Got me there. If this town only had someone who would label its unsuccessful teams choking dogs for 20 or 30 years, things would surely improve. That’s why the Jets and Eagles have been such glorious successes over the past two decades.

So what you’re saying is, we all have to shut up and enjoy 8-7-1, just because things could be worse? Isn’t that defeatist pablum?

If you accept 8-7-1 in perpetuity, yes. But when McCloughan was hired, I — like others — wanted some patience, a slow build through the draft, a multiyear plan. I wanted him to use high first-round picks on big boring dudes from Iowa. I wanted the world not to end if a first-round pick couldn’t contribute in his first season. Two offseasons just isn’t enough. If, two years ago, you had told me that within 24 months McCloughan would rescue a drowning team from national scorn, craft two winning records, and establish a baseline of competence, I would have judged those two years a step in the right direction. That the big jump came in Year 1 shouldn’t change that bigger picture.

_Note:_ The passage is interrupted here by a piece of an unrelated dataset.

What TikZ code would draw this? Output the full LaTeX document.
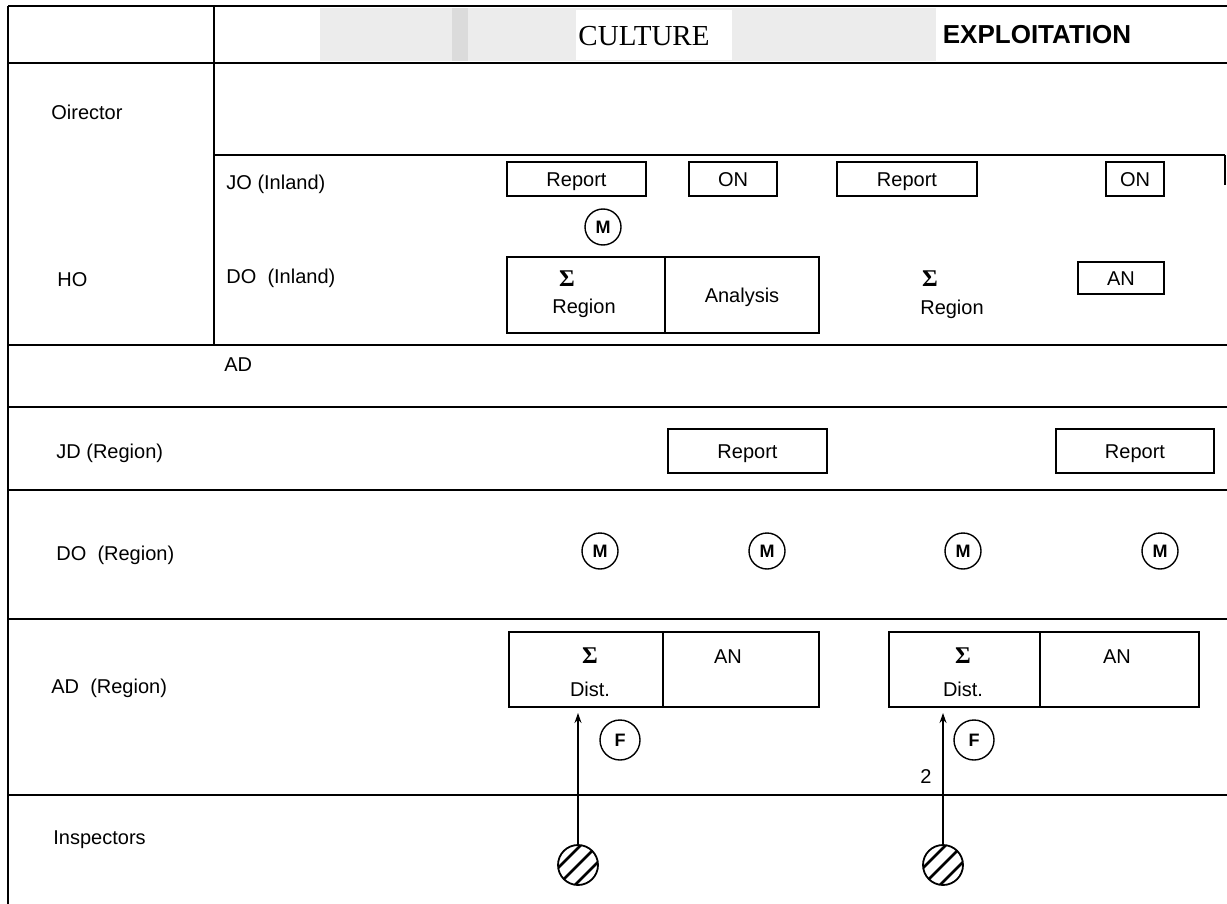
\documentclass[tikz,border=0pt]{standalone}
\usepackage{fontspec}
\setmainfont{Liberation Sans}
\newfontfamily\titreserif{Liberation Serif}
\usetikzlibrary{arrows.meta}

\tikzset{
  trait/.style={line width=0.9pt},
  boite/.style={draw, line width=0.9pt, inner sep=0pt, minimum height=17pt, text height=7.2pt, text depth=0pt},
  rond/.style={draw, circle, line width=0.7pt, minimum size=18pt, inner sep=0pt, font=\bfseries\fontsize{9}{10}\selectfont},
  hachure/.style={draw, circle, line width=0.9pt, minimum size=20pt, inner sep=0pt,
    path picture={\foreach \d in {-8.5,0,8.5}
      \draw[line width=1.4pt] ([xshift=\d pt-15pt, yshift=-15pt]path picture bounding box.center) -- ++(30pt,30pt);}},
  etiq/.style={anchor=west, inner sep=0pt},
  somme/.style={inner sep=0pt, font=\titreserif\bfseries\fontsize{12}{13}\selectfont},
}

\begin{document}
\begin{tikzpicture}[x=0.5pt, y=-0.5pt, font=\fontsize{10}{12}\selectfont]
    \useasboundingbox (0,0) rectangle (1227,904);

    % Fond grisé de l'en-tête
    \fill[gray!15] (320,8) rectangle (936,61);
    \fill[gray!28] (452,8) rectangle (468,61);
    \fill[white] (576,10) rectangle (732,60);

    % Dessiner le tableau
    \draw[trait] (8,6) -- (1227,6);
    \draw[trait] (8,6) -- (8,904);
    \draw[trait] (214,6) -- (214,345);
    \draw[trait] (8,63) -- (1227,63);
    \draw[trait] (214,155) -- (1225,155);
    \draw[trait] (1225,155) -- (1225,185);
    \draw[trait] (8,345) -- (1227,345);
    \draw[trait] (8,407) -- (1227,407);
    \draw[trait] (8,490) -- (1227,490);
    \draw[trait] (8,619) -- (1227,619);
    \draw[trait] (8,795) -- (1227,795);

    % En-têtes des colonnes
    \node[font=\titreserif\fontsize{14.5}{16}\selectfont] (culture) at (644,36) {CULTURE};
    \node[font=\bfseries\fontsize{13}{15}\selectfont] (exploitation) at (1037,35) {EXPLOITATION};

    % Etiquettes des lignes
    \node[etiq] (directeur) at (51,112) {Oirector};
    \node[etiq] (ho) at (57,280) {HO};
    \node[etiq] (joinland) at (226,184) {JO (Inland)};
    \node[etiq] (doinland) at (226,278) {DO~~(Inland)};
    \node[etiq] (ad) at (224,365) {AD};
    \node[etiq] (jdregion) at (56,453) {JD (Region)};
    \node[etiq] (doregion) at (56,555) {DO~~(Region)};
    \node[etiq] (adregion) at (51,688) {AD~~(Region)};
    \node[etiq] (inspecteurs) at (53,840) {Inspectors};

    % JO (Inland)
    \node[boite, minimum width=69.5pt] (rapportA) at (576.5,179) {Report};
    \node[boite, minimum width=44pt] (onA) at (733,179) {ON};
    \node[boite, minimum width=70pt] (rapportB) at (907,179) {Report};
    \node[boite, minimum width=29pt] (onB) at (1135,179) {ON};
    \node[rond] (mA) at (603,227) {M};

    % DO (Inland)
    \node[boite, minimum width=79pt, minimum height=38pt] (regionA) at (586,295) {};
    \node[boite, minimum width=77pt, minimum height=38pt] (analyse) at (742,295) {Analysis};
    \node[somme] (sommeA) at (567,279) {Σ};
    \node (regtxtA) at (584,308) {Region};
    \node[somme] (sommeB) at (930,279) {Σ};
    \node (regtxtB) at (952,309) {Region};
    \node[boite, minimum width=43pt, minimum height=16pt] (anA) at (1121,278) {AN};

    % JD (Region)
    \node[boite, minimum width=79.5pt, minimum height=22pt] (rapportC) at (747.5,451) {Report};
    \node[boite, minimum width=79pt, minimum height=22pt] (rapportD) at (1135,451) {Report};

    % DO (Region)
    \node[rond] (mB) at (600,551) {M};
    \node[rond] (mC) at (767,551) {M};
    \node[rond] (mD) at (963,551) {M};
    \node[rond] (mE) at (1160,551) {M};

    % AD (Region)
    \node[boite, minimum width=77pt, minimum height=37.5pt] (distA) at (586,669.5) {};
    \node[boite, minimum width=78pt, minimum height=37.5pt] (anB) at (741,669.5) {};
    \node[somme] (sommeC) at (590,656) {Σ};
    \node (disttxtA) at (590,689) {Dist.};
    \node (antxtB) at (728,657) {AN};
    \node[boite, minimum width=75.5pt, minimum height=37.5pt] (distB) at (964.5,669.5) {};
    \node[boite, minimum width=79.5pt, minimum height=37.5pt] (anC) at (1119.5,669.5) {};
    \node[somme] (sommeD) at (963,656) {Σ};
    \node (disttxtB) at (963,689) {Dist.};
    \node (antxtC) at (1117,657) {AN};
    \node[rond, minimum size=20pt] (fA) at (620,740) {F};
    \node[rond, minimum size=20pt] (fB) at (974,740) {F};

    % Inspecteurs et flèches
    \node[hachure] (inspA) at (578,865) {};
    \node[hachure] (inspB) at (943,865) {};
    \coordinate (basA) at (578,713);
    \coordinate (basB) at (943,713);
    \draw[line width=0.6pt, -{Stealth[length=5pt, width=3.5pt]}] (inspA) -- (basA);
    \draw[line width=0.6pt, -{Stealth[length=5pt, width=3.5pt]}] (inspB) -- (basB);
    \node (deux) at (926,777) {2};
\end{tikzpicture}
\end{document}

The goals change, and they probably change now. Three years of just-above-. 500 mediocrity won’t be cheered. The thrill of competence will have worn off by this time next year. The front office will have money to spend, and it needs to remake something like half its defense over the next two offseasons. It probably needs an experienced defensive coordinator. It can’t strike out on a draft class, and the latest class didn’t start strong. “Better Than 2013!” can’t be the slogan forever. But I remember 2013 and 2014, and this was better, and I’m not gonna ignore that fact.

But aren’t there major risks in assuming positive momentum?

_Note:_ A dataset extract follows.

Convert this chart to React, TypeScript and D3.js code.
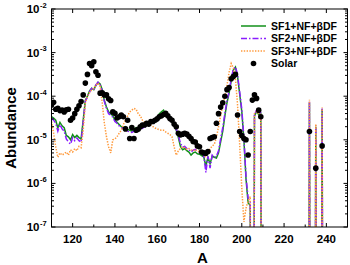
import * as d3 from 'd3';

// mass numbers of the main region, one model value per A
const massMain = d3.range(110, 211);

// log10(abundance); null = zero (drops off the plot)
const sf1Main = [
  -4.47, -4.5, -4.55, -4.73, -4.6, -4.68, -4.72, -4.9, -4.93, -5.0,
  -4.88, -4.95, -4.9, -4.95, -4.98, -4.55, -4.1, -4.0, -3.88, -3.82,
  -3.85, -3.75, -3.68, -3.72, -3.85, -4.1, -4.25, -4.36, -4.4, -4.45,
  -4.55, -4.6, -4.65, -4.7, -4.72, -4.7, -4.76, -4.78, -4.8, -4.76,
  -4.72, -4.74, -4.7, -4.72, -4.68, -4.67, -4.62, -4.6, -4.58, -4.52,
  -4.48, -4.4, -4.36, -4.32, -4.42, -4.48, -4.52, -4.6, -4.65, -4.78,
  -4.95, -5.15, -5.23, -5.2, -5.25, -5.28, -5.35, -5.3, -5.28, -5.32,
  -5.33, -5.36, -5.39, -5.6, -5.4, -5.55, -5.38, -5.4, -5.42, -5.3,
  -5.05, -4.8, -4.45, -4.15, -3.93, -3.65, -3.4, -3.33, -3.55, -3.95,
  -4.35, -5.0, -5.9, -6.45, -6.5, null, -4.45, -4.35, -4.42, -4.4,
  null,
];

const sf2Main = [
  -4.5, -4.55, -4.62, -4.8, -4.65, -4.75, -4.8, -4.98, -5.05, -5.1,
  -4.95, -5.02, -4.96, -5.02, -5.05, -4.6, -4.12, -4.02, -3.9, -3.82,
  -3.86, -3.74, -3.68, -3.74, -3.88, -4.12, -4.28, -4.4, -4.43, -4.48,
  -4.58, -4.62, -4.68, -4.72, -4.75, -4.74, -4.8, -4.82, -4.83, -4.8,
  -4.76, -4.77, -4.73, -4.74, -4.7, -4.7, -4.65, -4.62, -4.6, -4.56,
  -4.52, -4.45, -4.42, -4.38, -4.45, -4.5, -4.55, -4.62, -4.66, -4.76,
  -4.9, -5.08, -5.17, -5.15, -5.2, -5.22, -5.28, -5.24, -5.22, -5.26,
  -5.28, -5.32, -5.35, -5.75, -5.38, -5.65, -5.35, -5.4, -5.38, -5.25,
  -4.98, -4.72, -4.4, -4.1, -3.9, -3.6, -3.38, -3.33, -3.5, -3.9,
  -4.3, -4.95, -5.85, -6.35, -6.4, null, -4.42, -4.32, -4.4, -4.38,
  null,
];

const sf3Main = [
  -4.58, -4.85, -5.16, -5.4, -5.3, -5.35, -5.32, -5.28, -5.35, -5.23,
  -5.28, -5.2, -5.25, -5.15, -5.18, -4.78, -4.16, -4.0, -3.92, -3.85,
  -3.82, -3.75, -3.7, -3.78, -4.15, -4.62, -4.93, -5.16, -5.3, -5.0,
  -4.98, -4.93, -4.85, -4.78, -4.65, -4.55, -4.45, -4.36, -4.32, -4.28,
  -4.3, -4.4, -4.45, -4.55, -4.6, -4.62, -4.6, -4.66, -4.7, -4.73,
  -4.75, -4.77, -4.78, -4.78, -4.82, -4.85, -4.88, -4.93, -5.16, -5.35,
  -5.25, -5.2, -5.16, -5.18, -5.22, -5.2, -5.23, -5.25, -5.22, -5.26,
  -5.27, -5.3, -5.32, -5.38, -5.3, -5.2, -5.15, -5.1, -4.95, -4.7,
  -4.45, -4.2, -4.0, -3.75, -3.45, -3.25, -3.35, -3.6, -4.2, -5.1,
  -6.1, -6.88, -6.57, -6.4, -6.3, null, -4.4, -4.35, -4.4, -4.42,
  null,
];

// actinide spikes
const spikeMass = [232, 235, 238];
const sf1Spikes = [-4.15, -4.7, -4.3];
const sf2Spikes = [-4.12, -4.66, -4.28];
const sf3Spikes = [-4.08, -4.64, -4.26];

// solar r-process abundances
const solarMass = [
  ...d3.range(110, 210),
  232, 235, 238,
];
const solarLog = [
  -4.2, -4.14, -4.3, -4.28, -4.33, -4.32, -4.36, -4.31, -4.3, -4.55,
  -4.5, -4.4, -4.3, -4.22, -4.12, -3.97, -3.7, -3.5, -3.25, -3.3,
  -3.21, -3.44, -3.52, -3.93, -3.92, -3.97, -3.97, -4.06, -4.1, -4.36,
  -4.39, -4.5, -4.47, -4.43, -4.47, -4.75, -4.55, -4.97, -4.72, -4.97,
  -4.78, -4.76, -4.7, -4.66, -4.66, -4.62, -4.64, -4.58, -4.58, -4.55,
  -4.52, -4.47, -4.45, -4.42, -4.39, -4.45, -4.51, -4.55, -4.64, -4.7,
  -4.85, -4.89, -4.87, -4.85, -4.87, -4.92, -4.97, -5.04, -5.05, -5.14,
  -5.16, -5.28, -5.3, -5.31, -5.27, -4.97, -4.95, -4.93, -4.62, -4.4,
  -4.25, -4.15, -4.0, -3.85, -3.8, -3.6, -3.55, -3.5, -4.43, -4.81,
  -4.9, -4.97, -5.0, -5.35, -4.81, -4.09, -3.97, -4.05, -4.32, -4.47,
  -4.81, -5.65, -5.14,
];

const xTicks = [120, 140, 160, 180, 200, 220, 240];
const yExponents = [-2, -3, -4, -5, -6, -7];

const series = [
  { label: 'SF1+NF+\u03b2DF', main: sf1Main, spikes: sf1Spikes, color: '#12901a', dash: null },
  { label: 'SF2+NF+\u03b2DF', main: sf2Main, spikes: sf2Spikes, color: '#8a1cff', dash: '6,2,1.5,2' },
  { label: 'SF3+NF+\u03b2DF', main: sf3Main, spikes: sf3Spikes, color: '#ff9a3c', dash: '1.4,1.4' },
];

const W = 350;
const H = 265;
const left = 51.5;
const right = 347.5;
const top = 9;
const bottom = 227;
const font = 'Arial, "Liberation Sans", sans-serif';

export default function App() {
  const x = d3.scaleLinear().domain([110, 250]).range([left, right]);
  const y = d3.scaleLog().domain([1e-7, 1e-2]).range([bottom, top]);

  const toPoints = (main: (number | null)[], spikes: number[]) => {
    const pts: [number, number | null][] = massMain.map((a, i) => [a, main[i]]);
    spikeMass.forEach((a, i) => {
      pts.push([a - 1, null], [a, spikes[i]], [a + 1, null]);
    });
    return pts;
  };

  const line = d3
    .line<[number, number | null]>()
    .x((d) => x(d[0]))
    .y((d) => (d[1] === null ? bottom + 800 : y(10 ** d[1])));

  const minorY: number[] = [];
  for (let e = -7; e < -2; e++) {
    for (let m = 2; m <= 9; m++) minorY.push(m * 10 ** e);
  }
  const minorX = d3.range(110, 251, 10).filter((v) => !xTicks.includes(v));

  return (
    <svg
      width={W}
      height={H}
      style={{ position: 'absolute', left: 0, top: 0, background: '#fff' }}
      fontFamily={font}
    >
      <defs>
        <clipPath id="plot">
          <rect x={left} y={top} width={right - left} height={bottom - top} />
        </clipPath>
      </defs>

      <g clipPath="url(#plot)">
        {series.map((s) => (
          <path
            key={s.label}
            d={line(toPoints(s.main, s.spikes)) || ''}
            fill="none"
            stroke={s.color}
            strokeWidth={1.5}
            strokeDasharray={s.dash || undefined}
          />
        ))}
        {solarMass.map((a, i) => (
          <circle key={a} cx={x(a)} cy={y(10 ** solarLog[i])} r={2.8} fill="#000" />
        ))}
      </g>

      {/* frame */}
      <rect x={left} y={top} width={right - left} height={bottom - top} fill="none" stroke="#000" strokeWidth={1} />

      {/* x ticks, bottom and top, inward */}
      {xTicks.map((t) => (
        <g key={'xt' + t}>
          <line x1={x(t)} x2={x(t)} y1={bottom} y2={bottom - 4} stroke="#000" />
          <line x1={x(t)} x2={x(t)} y1={top} y2={top + 4} stroke="#000" />
          <text x={x(t)} y={bottom + 16} textAnchor="middle" fontSize={11.5} fontWeight="bold">
            {t}
          </text>
        </g>
      ))}
      {minorX.map((t) => (
        <g key={'xm' + t}>
          <line x1={x(t)} x2={x(t)} y1={bottom} y2={bottom - 2.5} stroke="#000" />
          <line x1={x(t)} x2={x(t)} y1={top} y2={top + 2.5} stroke="#000" />
        </g>
      ))}

      {/* y ticks, left and right, inward */}
      {yExponents.map((e) => (
        <g key={'yt' + e}>
          <line x1={left} x2={left + 4} y1={y(10 ** e)} y2={y(10 ** e)} stroke="#000" />
          <line x1={right} x2={right - 4} y1={y(10 ** e)} y2={y(10 ** e)} stroke="#000" />
          <text x={39.5} y={y(10 ** e) + 4} textAnchor="end" fontSize={11.5} fontWeight="bold">
            10
          </text>
          <text x={40} y={y(10 ** e) - 1.5} fontSize={7.5} fontWeight="bold">
            {'-' + -e}
          </text>
        </g>
      ))}
      {minorY.map((v) => (
        <g key={'ym' + v}>
          <line x1={left} x2={left + 2.5} y1={y(v)} y2={y(v)} stroke="#000" />
          <line x1={right} x2={right - 2.5} y1={y(v)} y2={y(v)} stroke="#000" />
        </g>
      ))}

      {/* axis titles */}
      <text x={(left + right) / 2 + 3} y={263} textAnchor="middle" fontSize={15} fontWeight="bold">
        A
      </text>
      <text
        transform={`translate(16,${(top + bottom) / 2 + 10}) rotate(-90)`}
        textAnchor="middle"
        fontSize={15}
        fontWeight="bold"
      >
        Abundance
      </text>

      {/* legend */}
      {series.map((s, i) => (
        <g key={'lg' + s.label} transform={`translate(0,${26 + i * 12.5})`}>
          <line x1={241} x2={266} y1={0} y2={0} stroke={s.color} strokeWidth={1.5} strokeDasharray={s.dash || undefined} />
          <text x={271} y={3.8} fontSize={10.5} fontWeight="bold">
            {s.label}
          </text>
        </g>
      ))}
      <g transform={`translate(0,${26 + 3 * 12.5})`}>
        <circle cx={253.5} cy={0} r={2.8} fill="#000" />
        <text x={271} y={3.8} fontSize={10.5} fontWeight="bold">
          Solar
        </text>
      </g>
    </svg>
  );
}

Oh my gosh, yes. It’s possible that both coordinators could depart this offseason, bringing uncertainty, if nothing else. The quarterback could leave, or he could return with bad feelings toward his employer. The GM hasn’t stayed long at his previous stops, and there’s no guarantee he will stay long here. He’s also not infallible; McCloughan’s latest first-round pick was a skill-position luxury who missed virtually the entire season with an injury that still isn’t healed. The Redskins do not deserve your faith.

And look, you only get like 70 or 80 chances to see your favorite NFL team make the playoffs, and then you die. There will be some currently alive Redskins fans who die before the team’s next playoff berth. The frustration and sadness makes sense.

But I just go back to the brutal end to the 2014 season. I wanted basic competence, a long-term plan, and a willingness to do things the right way, even if that took time. That means you don’t freak out after two years.

“I think we might have been more optimistic than we should have been this year,” linebacker Will Compton said on Monday, speaking for all of us. “But I do, I think we’re on the right track. I think with a GM like we have with Scot, it wasn’t going to be a quick fix. . . . You want it to be a quick fix, and you expect it to be. As a player, you think you’re going to get it corrected right away. But when it’s not, and then you take a deep breath and step back and look at it all, you can manage the thought — and maybe I’m just justifying it — but it wasn’t meant for us to get it turned around in one year. . . . So you take a step back and know that you believe in the culture that they’re trying to instill here, the progress we’re trying to make. And then you move forward.”